Dava dilekçesine, akademisyenlerce hazırlanan, santralın proje hataları sebebiyle tarım alanları ve
deniz canlılarına zarar verdiğine dair bir de bilirkişi raporu eklendi. Denizden soğutma suyu alımı ve geri deşarjı sırasında kıyı şeridine zarar verildiği vurgulanan raporda, tesisin soğutma suyu deşarj sistemi ile bacasının yürürlükteki mevzuata göre yeterli uzunlukta olmadığı belirtildi.
Balıkçılar, zararlarının 3 milyon YTL’yi bulduğunu öne sürerken, devletin, yap-işlet yöntemiyle yapılmasına izin verdiği 5 tesisten biri olan
termik santralın yüzde 51’lik hissesi
Alman PWE Power’a, yüzde 49’u ise OYAK’a ait. Termik santral aleyhine açılan
dava,
balıkçıların açtığı ilk çevre davası değil. Yaptığı
kaza sonucu
İstanbul Boğazı’nı akaryakıta bulayan Gotia gemisine
tazminat davası açarak kazanan
balıkçılar, daha önce de
Bakü-Tiflis-
Ceyhan Petrol Boru Hattı’na Adana’nın Yumurtalık ilçesinde avlanma sahalarını daralttığı için dava açarak, 3 milyon YTL tazminat istemişlerdi.
Balıkçıların bu seferki hedefi, Türkiye’nin elektrik
üretiminin yaklaşık yüzde 7’sini sağlayan ve ‘Sugözü Termik
Santralı’ olarak bilinen
İskenderun Enerji Üretim ve
Ticaret AŞ (İSKEN) oldu.

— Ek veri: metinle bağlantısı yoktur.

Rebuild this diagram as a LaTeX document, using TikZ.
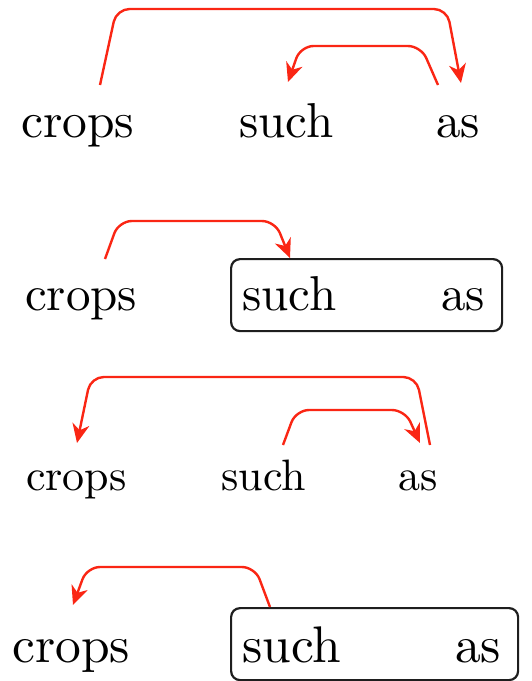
\documentclass[tikz,border=0pt]{standalone}
\usetikzlibrary{arrows.meta}
\definecolor{arrred}{RGB}{250,38,20}
\definecolor{boxgray}{RGB}{30,30,30}
\tikzset{
  word/.style={inner sep=0pt, anchor=base west},
  dep/.style={draw=arrred, line width=2.4pt, rounded corners=13pt,
    -{Stealth[length=19pt,width=17pt,inset=6pt]}},
  chunk/.style={draw=boxgray, line width=2.2pt, rounded corners=9pt, inner sep=0pt, anchor=north west}
}
\begin{document}
\begin{tikzpicture}[x=1pt,y=-1pt]
\useasboundingbox (0,0) rectangle (531,681);
% panel 1
\node[word] (crops1) at (21,137) {\scalebox{4.95}{crops}};
\node[word] (such1) at (239,137) {\scalebox{4.9}{such}};
\node[word] (as1) at (436,137) {\scalebox{4.9}{as}};
\coordinate (p1a) at (100,85);
\coordinate (p1b) at (461,83);
\coordinate (p1c) at (438,85);
\coordinate (p1d) at (288,82);
\draw[dep] (p1a) -- (116.5,9) -- (447,9) -- (p1b);
\draw[dep] (p1c) -- (421,46) -- (300.6,46) -- (p1d);
% panel 2
\node[chunk, minimum width=271pt, minimum height=72pt] (box2) at (230,258) {};
\node[word] (crops2) at (25,310) {\scalebox{4.9}{crops}};
\node[word] (such2) at (242,310) {\scalebox{4.9}{such}};
\node[word] (as2) at (441,310) {\scalebox{4.9}{as}};
\coordinate (p2a) at (105,259);
\coordinate (p2b) at (290,258);
\draw[dep] (p2a) -- (118.8,221) -- (275,221) -- (p2b);
% panel 3
\node[word] (crops3) at (26,490) {\scalebox{4.4}{crops}};
\node[word] (such3) at (221,490) {\scalebox{4.4}{such}};
\node[word] (as3) at (398,490) {\scalebox{4.4}{as}};
\coordinate (p3a) at (430,445);
\coordinate (p3b) at (77,443);
\coordinate (p3c) at (283,445);
\coordinate (p3d) at (420,443);
\draw[dep] (p3a) -- (416.4,377) -- (90.7,377) -- (p3b);
\draw[dep] (p3c) -- (296,410) -- (405,410) -- (p3d);
% panel 4
\node[chunk, minimum width=287pt, minimum height=72pt] (box4) at (230,607) {};
\node[word] (crops4) at (12,662) {\scalebox{5.15}{crops}};
\node[word] (such4) at (242,662) {\scalebox{5.15}{such}};
\node[word] (as4) at (455,662) {\scalebox{5.15}{as}};
\coordinate (p4a) at (270,607);
\coordinate (p4b) at (73,605);
\draw[dep] (p4a) -- (255,567) -- (87,567) -- (p4b);
\end{tikzpicture}
\end{document}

Akdeniz’deki balıkların önemli üreme alanlarından Yumurtalık Lagünü ve çevresinde avlanan
Ayvalık Haylazlı
Su Ürünleri Kooperatifi üyeleri, santralın faaliyete geçtiği 2003’ten sonra denizde
kirlilik meydana geldiğini ve
doğal yapısının bozulduğunu öne sürüyor. Haylazlı Muhtarı ve balıkçı
Bayram Ali Yılmaz, avlanma mevsimlerinde 2001’e kadar en az 100 kilogram balıkla döndüklerini, şu anda 3-5 kilogramla yetindiklerini ifade ediyor. Yılmaz, “Kredi borçlarımızı ödeyemiyoruz. 3-5 milyar lira verilip susturulmaya çalışılıyoruz. Sonuna kadar mücadelemizi sürdüreceğiz.” diyor. Balıkçı
Tolga Cengi, “Santralın atıkları ve ısıttığı sular, balıkların üreme bölgesi olan koya dolduğu için balık, son 5 yılda bitme noktasına geldi.” şeklinde konuşuyor. Kooperatif Muhasip Üyesi Mustafa
İlhan Aksoy, açtıkları davadan sonra santral yönetiminin bölgedeki balıkçılara av malzemesi ve ağ yardımı yapmaya başladığından bahsediyor. Kooperatifin vekili Avukat İsmail Hakkı Atal ise mahkemeye sundukları bilirkişi raporunun santralın mevzuat eksikleri ve çevreye verdiği zararı açıkça ortaya koyduğuna dikkat çekiyor. Balıkçılar, bölgedeki üst düzey kamu görevlilerinin davadan vazgeçmeleri yönünde sürekli telkinde bulunduğunu da aktarıyor. Balıkçıların üye olduğu
kooperatif yönetimi, 27
Aralık 2005’te santral yönetimine bir
ihtarname göndererek, zararlarının tazminini istedi. Uğradıkları zararın karşılanmayacağını anlayınca da 10
Mart 2006’da Yumurtalık Asliye Hukuk Mahkemesi’nde santral aleyhine dava açtılar.
‘Tesis denetleniyor’
İskenderun Enerji Üretim ve Ticaret Üretim AŞ’nin balıkçıların açtığı davada öne sürülen iddialarla ilgili yaptığı açıklamada; santralın
Dünya Bankası standartları ve ulusal çevre mevzuatına göre projelendirilip, işletildiği belirtildi. ÇED raporunun, bilimsel bir heyetçe hazırlandığı ve tesisin düzenli olarak denetlendiği de bildirildi.